### Problem requirements
Repeat exactly the stretch of lines from the line containing "Recreate this image as a Python" through the line containing "from matplotlib.ticker import", both included, and nothing else.

### Stored data
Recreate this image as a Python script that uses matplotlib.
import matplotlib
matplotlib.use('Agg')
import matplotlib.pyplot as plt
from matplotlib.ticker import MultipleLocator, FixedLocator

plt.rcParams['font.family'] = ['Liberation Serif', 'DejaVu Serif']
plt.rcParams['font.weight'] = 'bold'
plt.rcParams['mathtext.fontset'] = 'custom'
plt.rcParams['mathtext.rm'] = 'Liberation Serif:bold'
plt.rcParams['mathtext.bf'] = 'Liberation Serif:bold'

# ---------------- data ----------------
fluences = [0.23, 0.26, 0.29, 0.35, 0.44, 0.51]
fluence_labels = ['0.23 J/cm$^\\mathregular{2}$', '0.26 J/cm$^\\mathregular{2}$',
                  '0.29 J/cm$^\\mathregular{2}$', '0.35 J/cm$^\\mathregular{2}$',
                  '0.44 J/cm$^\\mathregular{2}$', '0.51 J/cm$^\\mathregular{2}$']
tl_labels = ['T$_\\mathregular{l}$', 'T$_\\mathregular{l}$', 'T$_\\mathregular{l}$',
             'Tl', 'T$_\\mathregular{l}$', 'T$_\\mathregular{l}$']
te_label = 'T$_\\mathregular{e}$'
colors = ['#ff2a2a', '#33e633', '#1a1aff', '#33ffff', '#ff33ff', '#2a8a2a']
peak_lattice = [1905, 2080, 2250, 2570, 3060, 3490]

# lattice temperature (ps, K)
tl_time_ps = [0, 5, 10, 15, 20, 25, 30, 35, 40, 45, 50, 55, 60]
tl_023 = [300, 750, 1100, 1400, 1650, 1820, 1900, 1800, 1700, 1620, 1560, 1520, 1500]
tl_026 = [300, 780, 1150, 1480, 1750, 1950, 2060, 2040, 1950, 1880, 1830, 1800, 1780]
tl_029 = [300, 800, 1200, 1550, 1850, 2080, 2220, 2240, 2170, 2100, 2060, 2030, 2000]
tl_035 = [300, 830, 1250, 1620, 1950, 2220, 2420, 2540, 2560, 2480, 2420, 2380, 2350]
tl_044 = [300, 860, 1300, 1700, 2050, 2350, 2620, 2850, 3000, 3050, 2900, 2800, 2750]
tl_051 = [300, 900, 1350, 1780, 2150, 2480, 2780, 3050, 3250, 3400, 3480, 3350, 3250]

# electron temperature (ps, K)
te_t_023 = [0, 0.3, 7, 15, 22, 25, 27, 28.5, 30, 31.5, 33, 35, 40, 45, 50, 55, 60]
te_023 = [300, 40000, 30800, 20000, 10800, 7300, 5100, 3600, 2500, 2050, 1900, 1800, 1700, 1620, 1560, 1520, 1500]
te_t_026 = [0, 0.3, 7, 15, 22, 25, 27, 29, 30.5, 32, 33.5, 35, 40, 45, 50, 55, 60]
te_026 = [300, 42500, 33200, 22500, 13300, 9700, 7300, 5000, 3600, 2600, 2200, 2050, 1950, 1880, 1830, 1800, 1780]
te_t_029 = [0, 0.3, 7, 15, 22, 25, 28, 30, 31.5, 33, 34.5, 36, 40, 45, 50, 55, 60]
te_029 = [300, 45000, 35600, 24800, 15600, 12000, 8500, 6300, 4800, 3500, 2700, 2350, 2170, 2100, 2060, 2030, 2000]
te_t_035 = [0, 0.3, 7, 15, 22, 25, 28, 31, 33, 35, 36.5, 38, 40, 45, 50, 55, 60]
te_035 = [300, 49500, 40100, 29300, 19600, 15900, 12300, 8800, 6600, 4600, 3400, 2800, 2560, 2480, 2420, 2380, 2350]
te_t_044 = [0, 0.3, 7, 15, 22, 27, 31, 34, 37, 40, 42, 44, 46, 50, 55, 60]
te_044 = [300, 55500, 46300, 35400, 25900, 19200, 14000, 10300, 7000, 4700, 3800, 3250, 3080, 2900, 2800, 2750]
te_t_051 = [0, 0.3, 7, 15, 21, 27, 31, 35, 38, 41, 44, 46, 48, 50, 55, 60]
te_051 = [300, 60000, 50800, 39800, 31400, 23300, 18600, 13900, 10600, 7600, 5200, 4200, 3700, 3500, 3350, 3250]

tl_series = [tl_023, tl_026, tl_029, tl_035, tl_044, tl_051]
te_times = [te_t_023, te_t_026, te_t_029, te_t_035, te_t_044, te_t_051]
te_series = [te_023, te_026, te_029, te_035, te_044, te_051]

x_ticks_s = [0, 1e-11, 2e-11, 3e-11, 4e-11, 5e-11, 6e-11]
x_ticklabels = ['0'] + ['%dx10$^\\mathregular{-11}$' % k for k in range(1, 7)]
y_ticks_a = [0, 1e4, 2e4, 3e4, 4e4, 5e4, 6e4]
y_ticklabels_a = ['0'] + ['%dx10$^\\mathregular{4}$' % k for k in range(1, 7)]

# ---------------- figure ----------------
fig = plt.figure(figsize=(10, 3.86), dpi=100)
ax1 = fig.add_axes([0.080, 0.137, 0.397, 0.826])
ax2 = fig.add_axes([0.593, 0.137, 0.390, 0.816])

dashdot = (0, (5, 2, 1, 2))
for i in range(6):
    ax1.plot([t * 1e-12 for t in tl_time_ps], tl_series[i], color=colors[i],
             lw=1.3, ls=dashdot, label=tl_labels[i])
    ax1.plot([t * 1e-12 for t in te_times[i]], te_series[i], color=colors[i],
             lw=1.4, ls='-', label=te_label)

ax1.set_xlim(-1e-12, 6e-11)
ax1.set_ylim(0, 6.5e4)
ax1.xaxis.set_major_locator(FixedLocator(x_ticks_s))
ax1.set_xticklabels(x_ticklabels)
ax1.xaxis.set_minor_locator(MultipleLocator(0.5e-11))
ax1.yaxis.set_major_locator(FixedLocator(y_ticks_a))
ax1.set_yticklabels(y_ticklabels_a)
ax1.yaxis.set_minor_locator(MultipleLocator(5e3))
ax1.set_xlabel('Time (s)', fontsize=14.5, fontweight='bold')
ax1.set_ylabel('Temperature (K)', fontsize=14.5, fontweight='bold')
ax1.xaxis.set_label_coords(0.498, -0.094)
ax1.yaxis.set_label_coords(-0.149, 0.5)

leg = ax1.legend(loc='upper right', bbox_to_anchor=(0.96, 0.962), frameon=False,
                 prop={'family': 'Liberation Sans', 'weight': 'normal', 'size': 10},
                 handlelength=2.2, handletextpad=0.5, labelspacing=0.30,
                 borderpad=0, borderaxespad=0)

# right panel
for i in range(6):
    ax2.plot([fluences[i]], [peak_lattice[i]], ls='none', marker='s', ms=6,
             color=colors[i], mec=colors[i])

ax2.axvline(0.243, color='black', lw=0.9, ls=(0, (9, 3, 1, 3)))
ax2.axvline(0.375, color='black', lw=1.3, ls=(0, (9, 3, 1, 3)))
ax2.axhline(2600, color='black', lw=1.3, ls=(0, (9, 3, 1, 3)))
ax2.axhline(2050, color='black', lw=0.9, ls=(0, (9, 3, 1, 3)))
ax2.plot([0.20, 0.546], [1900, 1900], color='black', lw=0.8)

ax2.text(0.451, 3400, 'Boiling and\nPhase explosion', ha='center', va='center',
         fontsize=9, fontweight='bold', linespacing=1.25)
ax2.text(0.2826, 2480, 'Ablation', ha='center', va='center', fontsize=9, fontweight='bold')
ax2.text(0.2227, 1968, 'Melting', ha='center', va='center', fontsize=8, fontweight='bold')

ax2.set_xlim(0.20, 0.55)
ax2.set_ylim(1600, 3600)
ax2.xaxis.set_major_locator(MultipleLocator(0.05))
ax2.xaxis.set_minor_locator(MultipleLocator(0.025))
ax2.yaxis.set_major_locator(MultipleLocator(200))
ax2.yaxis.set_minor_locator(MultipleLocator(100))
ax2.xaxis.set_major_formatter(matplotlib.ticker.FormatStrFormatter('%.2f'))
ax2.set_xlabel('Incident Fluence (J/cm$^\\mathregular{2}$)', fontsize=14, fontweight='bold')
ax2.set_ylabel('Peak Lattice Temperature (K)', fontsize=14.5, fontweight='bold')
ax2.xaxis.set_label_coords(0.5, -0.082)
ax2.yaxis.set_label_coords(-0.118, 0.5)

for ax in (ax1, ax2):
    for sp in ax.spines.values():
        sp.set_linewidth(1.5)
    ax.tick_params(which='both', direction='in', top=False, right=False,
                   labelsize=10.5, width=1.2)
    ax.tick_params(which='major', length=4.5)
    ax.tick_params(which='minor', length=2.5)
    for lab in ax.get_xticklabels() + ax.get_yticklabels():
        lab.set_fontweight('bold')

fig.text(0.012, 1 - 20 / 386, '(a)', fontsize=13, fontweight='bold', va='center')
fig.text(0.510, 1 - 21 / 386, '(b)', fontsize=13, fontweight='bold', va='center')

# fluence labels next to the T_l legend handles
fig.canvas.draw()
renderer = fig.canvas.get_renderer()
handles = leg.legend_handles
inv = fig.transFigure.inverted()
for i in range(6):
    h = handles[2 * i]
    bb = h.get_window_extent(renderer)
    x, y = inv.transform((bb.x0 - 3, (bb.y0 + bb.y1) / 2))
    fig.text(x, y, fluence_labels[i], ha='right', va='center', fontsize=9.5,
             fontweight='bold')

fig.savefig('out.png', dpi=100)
==
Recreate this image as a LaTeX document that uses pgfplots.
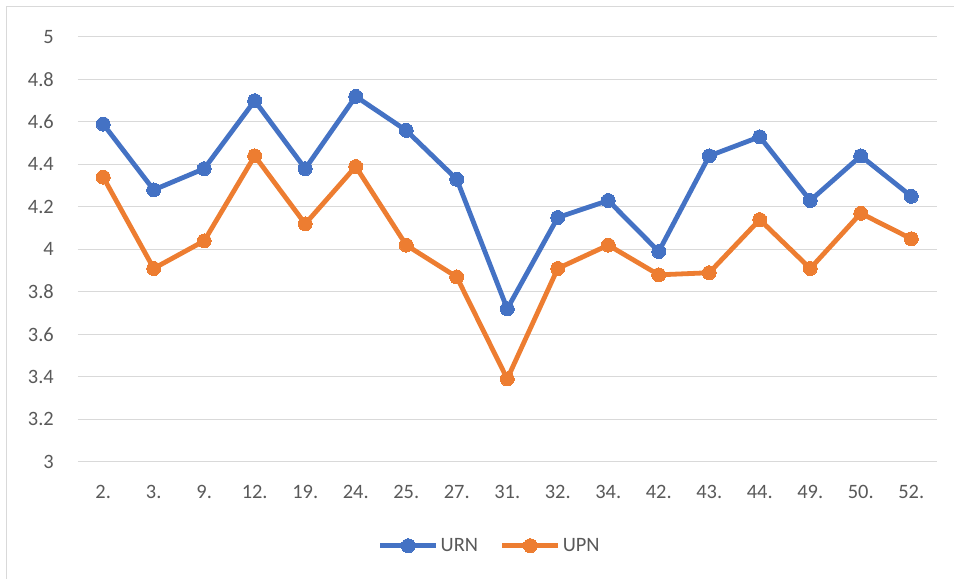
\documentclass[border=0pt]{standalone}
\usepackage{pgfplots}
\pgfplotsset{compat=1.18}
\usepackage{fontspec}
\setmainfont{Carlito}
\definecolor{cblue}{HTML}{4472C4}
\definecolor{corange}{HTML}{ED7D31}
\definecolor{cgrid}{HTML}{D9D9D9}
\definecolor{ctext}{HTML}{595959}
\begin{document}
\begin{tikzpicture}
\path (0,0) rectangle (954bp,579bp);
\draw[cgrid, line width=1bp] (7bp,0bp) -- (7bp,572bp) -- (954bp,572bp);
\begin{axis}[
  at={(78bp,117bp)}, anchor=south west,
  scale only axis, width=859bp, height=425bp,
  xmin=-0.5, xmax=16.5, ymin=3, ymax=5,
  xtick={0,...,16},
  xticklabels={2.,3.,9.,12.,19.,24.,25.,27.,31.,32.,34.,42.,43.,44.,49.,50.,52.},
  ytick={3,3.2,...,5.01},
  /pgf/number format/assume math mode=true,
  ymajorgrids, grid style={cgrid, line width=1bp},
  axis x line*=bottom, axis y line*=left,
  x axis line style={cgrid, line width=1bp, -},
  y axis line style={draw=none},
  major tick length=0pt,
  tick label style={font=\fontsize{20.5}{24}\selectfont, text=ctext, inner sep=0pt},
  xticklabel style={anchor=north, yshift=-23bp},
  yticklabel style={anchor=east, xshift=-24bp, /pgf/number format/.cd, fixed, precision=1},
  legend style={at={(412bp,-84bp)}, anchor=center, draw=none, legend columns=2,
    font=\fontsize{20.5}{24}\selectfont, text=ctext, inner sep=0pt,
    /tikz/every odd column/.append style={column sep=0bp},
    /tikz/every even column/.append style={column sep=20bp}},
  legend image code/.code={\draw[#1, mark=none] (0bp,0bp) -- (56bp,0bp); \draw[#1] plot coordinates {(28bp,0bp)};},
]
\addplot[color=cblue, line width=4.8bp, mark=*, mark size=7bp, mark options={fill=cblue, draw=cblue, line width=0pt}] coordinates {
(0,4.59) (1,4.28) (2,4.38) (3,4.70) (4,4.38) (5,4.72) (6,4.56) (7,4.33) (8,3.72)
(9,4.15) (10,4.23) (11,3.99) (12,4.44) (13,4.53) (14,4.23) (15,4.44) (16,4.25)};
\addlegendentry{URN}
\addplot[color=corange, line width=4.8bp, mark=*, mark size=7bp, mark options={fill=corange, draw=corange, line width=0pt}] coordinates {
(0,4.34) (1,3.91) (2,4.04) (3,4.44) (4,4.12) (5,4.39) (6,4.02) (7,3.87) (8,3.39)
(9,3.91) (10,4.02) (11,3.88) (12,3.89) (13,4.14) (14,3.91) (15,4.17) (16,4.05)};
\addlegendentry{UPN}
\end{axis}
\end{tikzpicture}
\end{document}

### Answer to this task
Recreate this image as a Python script that uses matplotlib.
import matplotlib
matplotlib.use('Agg')
import matplotlib.pyplot as plt
from matplotlib.ticker import MultipleLocator, FixedLocator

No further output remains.